Quizá la más exquisita celebración de la femineidad en su belleza, sensualidad, maternidad y demás facetas todas, ocurra en la Semana Santa sevillana. Lo digo para dar una idea, porque en Río es todo lo contrario. El carnaval  celebra al hombre. Ninguna fiesta es más de hombres que el  Carnaval brasileño, en el que hasta el  estereotipo de belleza femenino propuesto,  aparece condicionado por la ambigüedad que lo acerque al masculino. Es la S/Z de Roland Barthes, en un juego de papeles sexuales en el  que el protagonista es siempre el hombre, transgrediendo los límites de la corrección social que le obliga a asumir una rigidez que el  carnaval hace saltar en pedazos.

Sí, el carnaval es homo, pero no gay. Lo que requiere explicación. El gay que llega de Colonia dispuesto a vivir aventuras no acaba de encontrar lo que busca, que es, invariablemnente, lo que ya tiene en su fria tierra. Por lo que, en general, termina pagando lo que ni sabía que estaba comprando, a precios que nunca confesará de vuelta al trabajo.  Y es que  la  transgresión ocurre cuando menos se espera, es sutil y desenfadada, anónima y sin compromisos, surge al compás de la música, se ampara en el disfraz, se atrinchera en el alcohol, no busca ni procura satisfacciónn sexual, sino liberación social.

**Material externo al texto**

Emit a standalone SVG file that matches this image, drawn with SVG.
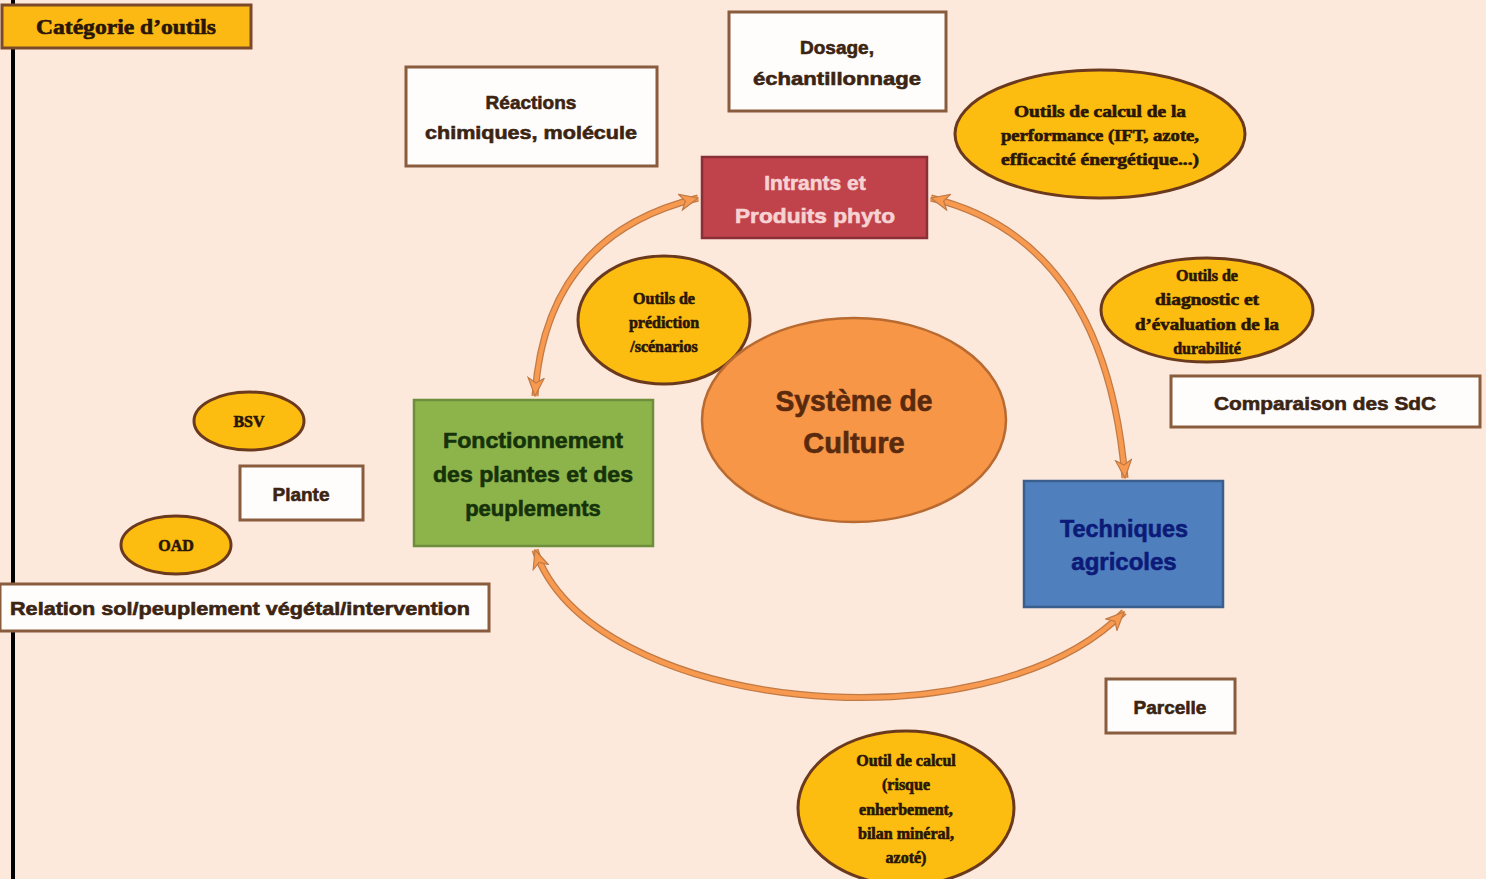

Como sé que la tesis, sin ser revolucionaria, causará cierta sorpresa, invoco en mi apoyo el número último de la brasileña revista Epoca, que trata el  tema extensamente, preguntándose porqué un carnaval tan así, da paso a un año de represión homosexual, que es el día a día brasileño.

En fin, podemos hablar de Darcy Ribeyro y sus investigaciones de antropología social, para encontrar, en muchas de las tribus indígenas que todavía pueblan Brasil, esa feliz fusión precivilizatoria, en la que cuerpos iguales se cruzan buscando, solo, placer.

Así que, irredentos seguidores y fans de Marisol, no pongais rumbo a Río, porque no vais a entender nada.